Woody Allen has performed many roles over the year from nerdy romantic lead to nerdy neurotic New York intellectual and social commentator but this is one of the few roles of his where the subject matter is more than just fodder for his sardonic writing or comedic talents. The story line here is rather simple, if the politics are rather more complex. Woody, a bright but underachieving New York bar cashier Howard Prince, as a favor (and to get some much needed cash as well) to his blacklisted lefty childhood television writer friend (played by Michael Murphy) agrees to “front” for him. This means that said friend does the writing and Woody gets the credit, the cash and, off-handedly as is the case with many commercial productions, the girl. In short order Woody gets to like the notoriety and the new lifestyle and agrees to front for other blacklisted writers. Then the real trouble starts.
During the early 1950’s it was not enough to write sanitary material for the mass media (approved by outsiders with their own agendas), it was not enough to apologize to various Congressional committees and their cohorts for youthful, innocent and, frankly, acceptable leftist political beliefs in order to survive in the entertainment industry (the subject here but it could have been in the trade unions, educational field, governmental service or almost any other facet of American life at the time). One had to grovel and name names. And the bulk of those who were called before the committees or faced other types of pressure did do, with regret, with relish or with indifference. But they did it.
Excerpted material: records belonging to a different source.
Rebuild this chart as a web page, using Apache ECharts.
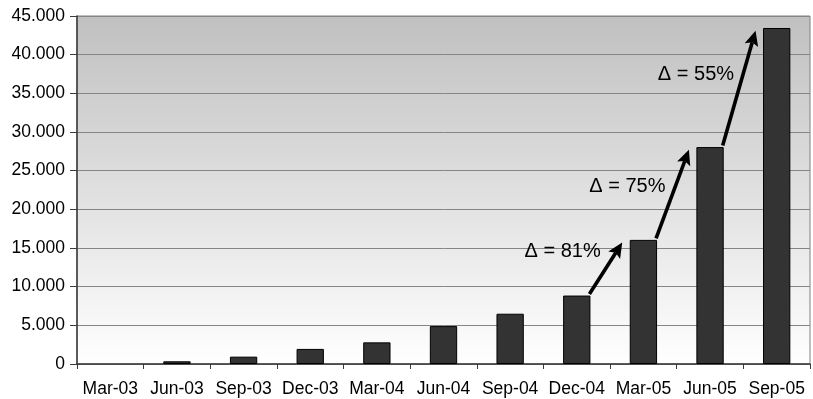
<!DOCTYPE html>
<html>
<head>
<meta charset="utf-8">
<script src="https://cdn.jsdelivr.net/npm/echarts@6/dist/echarts.min.js"></script>
<style>
  html, body { margin: 0; padding: 0; background: #ffffff; }
  #chart { width: 813px; height: 399px; }
</style>
</head>
<body>
<div id="chart"></div>
<script>
// Quarterly totals
const categories = ['Mar-03', 'Jun-03', 'Sep-03', 'Dec-03', 'Mar-04', 'Jun-04',
                    'Sep-04', 'Dec-04', 'Mar-05', 'Jun-05', 'Sep-05'];
const values = [0, 350, 950, 1950, 2800, 4900, 6500, 8850, 16050, 28050, 43450];

// Quarters whose growth to the next quarter is annotated with an arrow
const growthFrom = [7, 8, 9];

// Value axis ticks
const yMin = 0;
const yMax = 45000;
const yStep = 5000;

// Annotation layout: where along each arrow its label sits, and the gap to the arrow
const labelAlong = [0.83, 0.59, 0.62];
const labelGap = [16, 10, 9];

const FONT = '"Liberation Sans", Arial, sans-serif';
const BAR_RATIO = 0.41;

function formatThousands(v) {
  return String(v).replace(/\B(?=(\d{3})+(?!\d))/g, '.');
}

// Empty quarters get no outline, so nothing shows on the baseline
const barData = values.map(v => (v === 0 ? { value: v, itemStyle: { borderWidth: 0 } } : v));

const arrowData = growthFrom.map(i => {
  const pct = Math.round((values[i + 1] / values[i] - 1) * 100);
  return [i, values[i], values[i + 1], pct];
});

function renderArrow(params, api) {
  const k = params.dataIndex;
  const i = api.value(0);
  const a = api.value(1);
  const b = api.value(2);
  const pct = api.value(3);
  const p0 = api.coord([i, a]);
  const p1 = api.coord([i + 1, b]);
  const half = api.size([1, 0])[0] * BAR_RATIO / 2;

  const start = [p0[0] + half - 1, p0[1] - 1.5];
  const tip = [p1[0] - half - 7.5, p1[1] + 2.7];

  const dx = tip[0] - start[0];
  const dy = tip[1] - start[1];
  const len = Math.sqrt(dx * dx + dy * dy);
  const ux = dx / len, uy = dy / len;
  const headLen = 15, headHalf = 7;
  const base = [tip[0] - ux * headLen, tip[1] - uy * headLen];
  const nx = -uy, ny = ux;

  const t = labelAlong[k];
  const lx = start[0] + dx * t - labelGap[k];
  const ly = start[1] + dy * t;

  return {
    type: 'group',
    children: [
      {
        type: 'line',
        shape: { x1: start[0], y1: start[1], x2: base[0] + ux * 3, y2: base[1] + uy * 3 },
        style: { stroke: '#000000', lineWidth: 3.6, lineCap: 'butt' }
      },
      {
        type: 'polygon',
        shape: {
          points: [
            tip,
            [base[0] + nx * headHalf, base[1] + ny * headHalf],
            [base[0] + ux * 3, base[1] + uy * 3],
            [base[0] - nx * headHalf, base[1] - ny * headHalf]
          ]
        },
        style: { fill: '#000000' }
      },
      {
        type: 'text',
        x: lx,
        y: ly,
        style: {
          text: '\u0394 = ' + pct + '%',
          font: '20px ' + FONT,
          fill: '#000000',
          align: 'right',
          verticalAlign: 'middle'
        }
      }
    ]
  };
}

const chart = echarts.init(document.getElementById('chart'), null, { renderer: 'canvas' });

chart.setOption({
  animation: false,
  backgroundColor: '#ffffff',
  grid: {
    left: 77,
    right: 3,
    top: 16,
    bottom: 35,
    show: true,
    borderColor: '#808080',
    borderWidth: 1,
    backgroundColor: new echarts.graphic.LinearGradient(0, 0, 0, 1, [
      { offset: 0, color: '#c0c0c0' },
      { offset: 1, color: '#ffffff' }
    ])
  },
  xAxis: {
    type: 'category',
    data: categories,
    boundaryGap: true,
    axisLine: { show: true, lineStyle: { color: '#3a3a3a', width: 1.5 } },
    axisTick: { show: true, length: 5, lineStyle: { color: '#3a3a3a' } },
    axisLabel: {
      interval: 0,
      margin: 16,
      color: '#000000',
      fontFamily: FONT,
      fontSize: 17.5
    },
    splitLine: { show: false }
  },
  yAxis: {
    type: 'value',
    min: yMin,
    max: yMax,
    interval: yStep,
    axisLine: { show: true, lineStyle: { color: '#3a3a3a', width: 1.5 } },
    axisTick: { show: true, length: 7, lineStyle: { color: '#3a3a3a' } },
    axisLabel: {
      margin: 12,
      color: '#000000',
      fontFamily: FONT,
      fontSize: 17.5,
      formatter: formatThousands
    },
    splitLine: { show: true, lineStyle: { color: '#858585', width: 1 } }
  },
  series: [
    {
      type: 'bar',
      data: barData,
      barWidth: (BAR_RATIO * 100) + '%',
      itemStyle: { color: '#333333', borderColor: '#000000', borderWidth: 1 },
      silent: true
    },
    {
      type: 'custom',
      data: arrowData,
      renderItem: renderArrow,
      clip: false,
      silent: true,
      z: 5
    }
  ]
});
</script>
</body>
</html>
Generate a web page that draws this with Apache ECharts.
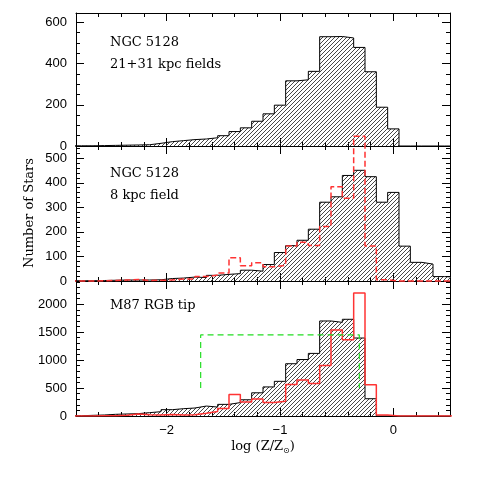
<!DOCTYPE html>
<html>
<head>
<meta charset="utf-8">
<script src="https://cdn.jsdelivr.net/npm/echarts@6/dist/echarts.min.js"></script>
<style>
  html, body { margin: 0; padding: 0; background: #fff; }
  #chart { width: 491px; height: 491px; }
</style>
</head>
<body>
<div id="chart"></div>
<script>
// bin centres, log (Z/Zsun), bin width 0.1
const logZ = [-2.8, -2.7, -2.6, -2.5, -2.4, -2.3, -2.2, -2.1, -2.0, -1.9, -1.8, -1.7,
  -1.6, -1.5, -1.4, -1.3, -1.2, -1.1, -1.0, -0.9, -0.8, -0.7, -0.6, -0.5, -0.4,
  -0.3, -0.2, -0.1, 0.0, 0.1, 0.2, 0.3, 0.4, 0.5]

// NGC 5128, 21+31 kpc fields
const outerFields = [1, 1, 2, 3, 4, 5, 6, 13, 21, 26, 31, 34,
  40, 50, 70, 88, 120, 156, 198, 316, 321, 362, 530, 531, 524,
  478, 360, 188, 83, 0, 0, 0, 0, 0]

// NGC 5128, 8 kpc field
const innerField = [1, 1, 2, 3, 4, 4, 4, 5, 10, 12, 16, 14,
  23, 27, 30, 44, 40, 67, 116, 144, 166, 211, 321, 343, 430,
  451, 425, 321, 361, 142, 76, 69, 18, 16]
const innerModel = [0, 0, 1, 2, 4, 6, 2, 3, 4, 8, 8, 18,
  24, 33, 95, 62, 74, 58, 64, 143, 158, 145, 222, 384, 337,
  590, 143, 5, 0, 0, 0, 0, 0, 0]

// M87 RGB tip
const m87 = [5, 12, 18, 30, 36, 42, 60, 77, 113, 131, 143, 178,
  160, 208, 240, 290, 415, 520, 620, 935, 1010, 1120, 1700, 1675, 1730,
  1395, 309, 0, 0, 0, 0, 0, 0, 0]
const m87Model = [0, 0, 5, 5, 12, 36, 24, 20, 25, 18, 24, 50,
  80, 135, 385, 250, 305, 240, 262, 565, 645, 580, 905, 1540, 1362,
  2200, 560, 18, 0, 0, 0, 0, 0, 0]
const m87BoxX = [-1.7, -1.7, -0.3, -0.3]
const m87BoxY = [500, 1450, 1450, 500]

const xTicksMajor = [-2, -1, 0]
const xTicksMinor = [-2.6, -2.4, -2.2, -2.0, -1.8, -1.6, -1.4, -1.2, -1.0, -0.8, -0.6, -0.4, -0.2, 0.0, 0.2, 0.4]

const panels = [
  { top: 13, height: 133, max: 645, interval: 200, minor: 4 },
  { top: 146, height: 135, max: 550, interval: 100, minor: 5 },
  { top: 281, height: 135, max: 2415, interval: 500, minor: 5 }
]

function hatch() {
  const s = 4
  const c = document.createElement('canvas')
  c.width = s
  c.height = s
  const g = c.getContext('2d')
  g.strokeStyle = '#333'
  g.lineWidth = 0.9
  g.beginPath()
  for (let k = -1; k <= 1; k++) {
    g.moveTo(k * s, s)
    g.lineTo(k * s + s, 0)
  }
  g.stroke()
  return c
}
const hatchImg = hatch()

function steps(vals) {
  const pts = []
  vals.forEach((v, i) => {
    pts.push([logZ[i] - 0.05, v], [logZ[i] + 0.05, v])
  })
  return pts
}

const axisFont = 'Liberation Sans'
const textFont = '13px "DejaVu Serif"'
const line = { show: true, onZero: false, lineStyle: { color: '#000', width: 1 } }

const grid = []
const xAxis = []
const yAxis = []
panels.forEach((p, i) => {
  grid.push({ left: 76, right: 41, top: p.top, height: p.height })
  const last = i === panels.length - 1
  ;['bottom', 'top'].forEach(pos => {
    xAxis.push({
      gridIndex: i, type: 'value', min: -2.8, max: 0.5, position: pos,
      axisLine: line,
      axisTick: { show: true, inside: true, length: 4, customValues: xTicksMinor, lineStyle: { color: '#000' } },
      axisLabel: { show: false },
      splitLine: { show: false }
    })
    xAxis.push({
      gridIndex: i, type: 'value', min: -2.8, max: 0.5, position: pos,
      axisLine: { show: false, onZero: false },
      axisTick: { show: true, inside: true, length: 8, customValues: xTicksMajor, lineStyle: { color: '#000' } },
      axisLabel: {
        show: last && pos === 'bottom', customValues: xTicksMajor, color: '#000',
        fontFamily: axisFont, fontSize: 13, margin: 8,
        formatter: v => (v < 0 ? '\u2212' + Math.abs(v) : '' + v)
      },
      splitLine: { show: false }
    })
  })
  ;['left', 'right'].forEach(pos => {
    yAxis.push({
      gridIndex: i, type: 'value', min: 0, max: p.max, interval: p.interval, position: pos,
      axisLine: line,
      axisTick: { show: true, inside: true, length: 8, lineStyle: { color: '#000' } },
      minorTick: { show: true, splitNumber: p.minor, length: 4, lineStyle: { color: '#000' } },
      axisLabel: {
        show: pos === 'left', showMaxLabel: false, color: '#000',
        fontFamily: axisFont, fontSize: 13, margin: 9,
        formatter: v => '' + v
      },
      splitLine: { show: false }
    })
  })
})

function histo(i, vals) {
  return {
    type: 'line', xAxisIndex: i * 4, yAxisIndex: i * 2, data: steps(vals),
    symbol: 'none', animation: false, silent: true,
    lineStyle: { color: '#000', width: 1 },
    areaStyle: { color: { image: hatchImg, repeat: 'repeat' }, opacity: 1 }
  }
}

const chart = echarts.init(document.getElementById('chart'))
chart.setOption({
  backgroundColor: '#fff',
  animation: false,
  grid: grid,
  xAxis: xAxis,
  yAxis: yAxis,
  series: [
    histo(0, outerFields),
    histo(1, innerField),
    {
      type: 'line', xAxisIndex: 4, yAxisIndex: 2, data: steps(innerModel),
      symbol: 'none', clip: false,
      lineStyle: { color: '#ff3333', width: 1.5, type: [6, 3] }
    },
    histo(2, m87),
    {
      type: 'line', xAxisIndex: 8, yAxisIndex: 4, data: steps(m87Model),
      symbol: 'none',
      lineStyle: { color: '#ff3333', width: 1.5 }
    },
    {
      type: 'line', xAxisIndex: 8, yAxisIndex: 4,
      data: m87BoxX.map((x, k) => [x, m87BoxY[k]]),
      symbol: 'none',
      lineStyle: { color: '#22dd22', width: 1.2, type: [6, 4] }
    }
  ],
  graphic: [
    { type: 'text', x: 110, y: 43, style: { text: 'NGC 5128', font: textFont, fill: '#000', verticalAlign: 'middle' } },
    { type: 'text', x: 110, y: 65, style: { text: '21+31 kpc fields', font: textFont, fill: '#000', verticalAlign: 'middle' } },
    { type: 'text', x: 110, y: 174, style: { text: 'NGC 5128', font: textFont, fill: '#000', verticalAlign: 'middle' } },
    { type: 'text', x: 110, y: 196, style: { text: '8 kpc field', font: textFont, fill: '#000', verticalAlign: 'middle' } },
    { type: 'text', x: 110, y: 306, style: { text: 'M87 RGB tip', font: textFont, fill: '#000', verticalAlign: 'middle' } },
    { type: 'text', x: 30, y: 213, rotation: Math.PI / 2, style: { text: 'Number of Stars', font: textFont, fill: '#000', align: 'center', verticalAlign: 'middle' } },
    {
      type: 'text', x: 263, y: 447,
      style: {
        text: '{a|log (Z/Z}{s|\u2299}{a|)}', align: 'center', verticalAlign: 'middle',
        rich: {
          a: { font: textFont, fill: '#000', lineHeight: 18 },
          s: { fontFamily: 'DejaVu Sans', fontSize: 8, fill: '#000', lineHeight: 18, padding: [7, 0, 0, 0] }
        }
      }
    }
  ]
})
</script>
</body>
</html>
There is an incredibly poignant sub-theme that runs throughout this film that details the pressures in the career-shattering of one of the “recanters”, Hecky Brown (masterfully played by Zero Mostel, blacklisted in the 1950’s himself as was the director Martin Ritt and some of the others), who in the end gives up Woody to the committees- finks on him, in other words. However filled with remorse Hecky commits suicide. That was not common to be sure. Hell, those were desperate times and not everyone has the courage to say no. Woody’s character, in the convoluted, Allen way does just that. And pays the consequences. So in the end there were choices. For every Elia Kazan, Elizabeth Bentley and the like there was a Howard Fast, a Dashiell Hammett and the like who said no. As some recently released information has indicated the Rosenbergs paid the ultimate price for their refusal to name names. That, in the end is what this film is all about and that is what should be honored. Just say no.